Why art matters in the world, and its relevance to you
What sets Subvert apart is my adherence to studying emerging artists.
Why do I pay so much attention to these artists, when there are masters to be studied? Why should you care about emerging artists? There are art historians and art museums bursting at the seams to tell you about Monet or Picasso, so why care about this?
Cultural relevancy.
Art should be a tool for critical engagement.
So much of how art has historically been presented to us has been wholly detached from the actual lives we all lead.
Art should be used to understand our world as it currently is. It should help us decide how we’d like to respond and interact with our circumstances and communities. Contextualizing art in this way is a practice of critically engaging. This type of arts appreciation rests on cultural relevancy, and is central to my work.
Old art retains its potency as far as human emotions go. Art is an emotional currency, and human emotions stay the same, pretty much, throughout history. I’m pretty sure. Yet…
I want art to go much further than our emotional experience.
A brilliant friend of mine recently said to me that art can be both a mirror and a portal. It can mirror what we’ve felt and experienced. It can also be a portal to push us beyond what we know, to deepen our awareness.
I want art to help us critically engage with everything that is going on in the world. Art that is critically engaged with, helps us to become active participants in the shaping of the world. Integrate art in your life to participate in the setting and envisioning of our future.
I want art to teach us how to deal with this precise moment. I want art to teach us how to respond to our present circumstances, to what we will read in the news today. Art should be flushed with cultural relevancy, and used as a way for us to process and digest. So often, our response to the news is to get overwhelmed and numbed.
I want art to teach us this with all the specificity and awareness of the present moment. Like an attentive parent, or a zen teacher, or a professor you work closely with. Art should be a mentor, who cares deeply and is intimate with the fine details, cultural context, and criticality of the moment. Not some ancient and disconnected notion.
Only then can it be used as a tool, as a personal and collective medicine.
Let’s break it open a bit. What is critical engagement? And what is an emerging artist?
Critical engagement
Critically engaging with art means to contextualize it within our raced, gendered and classed society. We are applying a critical lens when we explore how a piece exemplifies oppression. We apply a critical lens when we envision a new world. Critical engagement allows us to deconstruct our subtle and overt participation in the violence against others, our planet, and our selves.
For arts literacy to be used as a medicine, we need artists who are producing right now. Ideally, these artists are still experimenting with subject, style, medium or tone. It should go without saying, that they need to have a vast array of backgrounds, viewpoints, ideas, visions, and panache. Which leads us to…
Emerging artists
Emerging has nothing to do whatsoever with age nor talent. An emerging artist does not necessarily mean a young artist. It means an artist who is coming into her artistry. Though often this artist has the fervor of young love, the flushed cheeks and avid curiosity for expression, that makes her work so striking.

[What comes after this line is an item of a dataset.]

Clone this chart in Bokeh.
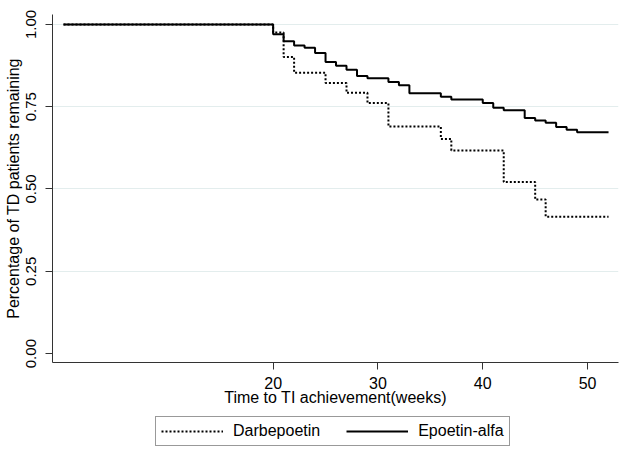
from bokeh.plotting import figure
from bokeh.layouts import column
from bokeh.models import FixedTicker, Legend, LegendItem, Range1d
from bokeh.embed import file_html
from bokeh.resources import INLINE

# Kaplan-Meier step data (time in weeks, proportion remaining)
epo_t = [0, 20, 21, 22, 23, 24, 25, 26, 27, 28, 29, 31, 32, 33, 36, 37, 40, 41, 42, 44, 45, 46, 47, 48, 49, 52]
epo_s = [1.0, 0.970, 0.949, 0.936, 0.929, 0.913, 0.886, 0.874, 0.862, 0.843, 0.836, 0.825, 0.815, 0.791,
         0.780, 0.772, 0.761, 0.747, 0.739, 0.716, 0.708, 0.701, 0.688, 0.680, 0.672, 0.672]

darb_t = [0, 20, 21, 22, 25, 27, 29, 31, 36, 37, 42, 45, 46, 52]
darb_s = [1.0, 0.975, 0.901, 0.853, 0.822, 0.792, 0.761, 0.690, 0.652, 0.617, 0.521, 0.468, 0.416, 0.416]

series_labels = ["Darbepoetin", "Epoetin-alfa"]
x_ticks = [20, 30, 40, 50]
y_ticks = [0.0, 0.25, 0.5, 0.75, 1.0]
y_tick_labels = ["0.00", "0.25", "0.50", "0.75", "1.00"]
grid_ticks = [0.25, 0.5, 0.75, 1.0]

FONT = "Liberation Sans"

p = figure(width=629, height=410, output_backend="svg", toolbar_location=None,
           x_range=Range1d(-1.05, 52.95), y_range=Range1d(-0.027, 1.030),
           min_border_left=52, min_border_right=11, min_border_top=14, min_border_bottom=48)
p.outline_line_color = None
p.background_fill_color = "white"
p.border_fill_color = "white"

p.step(darb_t, darb_s, mode="after", line_color="black", line_width=2, line_dash="2 2")
p.step(epo_t, epo_s, mode="after", line_color="black", line_width=2)

# x axis
xa = p.xaxis[0]
xa.ticker = FixedTicker(ticks=x_ticks)
xa.minor_tick_line_color = None
xa.major_tick_in = 0
xa.major_tick_out = 7
xa.axis_line_color = "#333333"
xa.major_tick_line_color = "#333333"
xa.major_label_text_font = FONT
xa.major_label_text_font_size = "16px"
xa.major_label_text_color = "black"
xa.major_label_standoff = 7
xa.axis_label = "Time to TI achievement(weeks)"
xa.axis_label_text_font = FONT
xa.axis_label_text_font_size = "16px"
xa.axis_label_text_font_style = "normal"
xa.axis_label_text_color = "black"
xa.axis_label_standoff = -3

# y axis
ya = p.yaxis[0]
ya.ticker = FixedTicker(ticks=y_ticks)
ya.major_label_overrides = {t: l for t, l in zip(y_ticks, y_tick_labels)}
ya.minor_tick_line_color = None
ya.major_tick_in = 0
ya.major_tick_out = 7
ya.axis_line_color = "#333333"
ya.major_tick_line_color = "#333333"
ya.major_label_orientation = "vertical"
ya.major_label_text_font = FONT
ya.major_label_text_font_size = "15px"
ya.major_label_text_color = "black"
ya.major_label_standoff = 9
ya.axis_label = "Percentage of TD patients remaining"
ya.axis_label_text_font = FONT
ya.axis_label_text_font_size = "16px"
ya.axis_label_text_font_style = "normal"
ya.axis_label_text_color = "black"
ya.axis_label_standoff = 2

p.xgrid.grid_line_color = None
p.ygrid.ticker = FixedTicker(ticks=grid_ticks)
p.ygrid.grid_line_color = "#e3eded"
p.ygrid.grid_line_width = 1

# legend strip below the plot (its key renderers sit outside the visible ranges)
lg = figure(width=629, height=46, output_backend="svg", toolbar_location=None,
            x_range=Range1d(1000, 1566), y_range=Range1d(1000, 1046),
            min_border_left=52, min_border_right=11, min_border_top=0, min_border_bottom=0)
lg.axis.visible = False
lg.grid.visible = False
lg.outline_line_color = None
lg.border_fill_color = "white"
lr_darb = lg.step(darb_t, darb_s, mode="after", line_color="black", line_width=2, line_dash="2 2")
lr_epo = lg.step(epo_t, epo_s, mode="after", line_color="black", line_width=2)

legend = Legend(items=[LegendItem(label=series_labels[0], renderers=[lr_darb]),
                       LegendItem(label=series_labels[1], renderers=[lr_epo])],
                orientation="horizontal", location=(103, 10))
legend.label_text_font = FONT
legend.label_text_font_size = "16px"
legend.label_text_color = "black"
legend.glyph_width = 62
legend.glyph_height = 18
legend.label_standoff = 10
legend.spacing = 26
legend.padding = 5
legend.margin = 0
legend.border_line_color = "#333333"
legend.border_line_width = 1
legend.background_fill_color = "white"
lg.add_layout(legend, "center")

layout = column(p, lg, spacing=0)
open("out.html", "w").write(file_html(layout, INLINE))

Which leads me to what good art is.
Good art is art that strikes you. Art that moves you. Art that leaves an impression. This can be, and is often, emotional. But it is my belief that when art is tied to the moment, it is able to moves us toward action. Art that is culturally relevant moves us toward becoming better, more involved, more connected people. Art becomes potent when it is able to speak to the cultural, political, and ecological moment. It should speak to our particular ache, or anxiety, or yearning. All of which are absolutely societally informed.
This is why we need to culturally center art, and individually seek out emerging artists. We must. We must find artists who strike us, who hit on that note we’d been missing. We are all trying to understand ourselves and one another. And good art can sometimes who hit that note so perfectly, so resoundingly, we are suddenly moved into clarity. If only for a second. (Want a step-by-step guide? Enroll in the course I teach.)
Contemporary art is a mentor. The bodies of work currently being produced are holy bodies we can come to in our seeking. These are bodies we can become lovers of, and so glean an understanding of our possible responses to the present moment. Art shows us what is possible. These are bodies of work that can give us a sense of centeredness, a clarity of purpose, however fleeting, nonetheless bright.
Through these bodies, these pieces, these lovers we learn from, we can move toward the more beautiful world our hearts know is possible.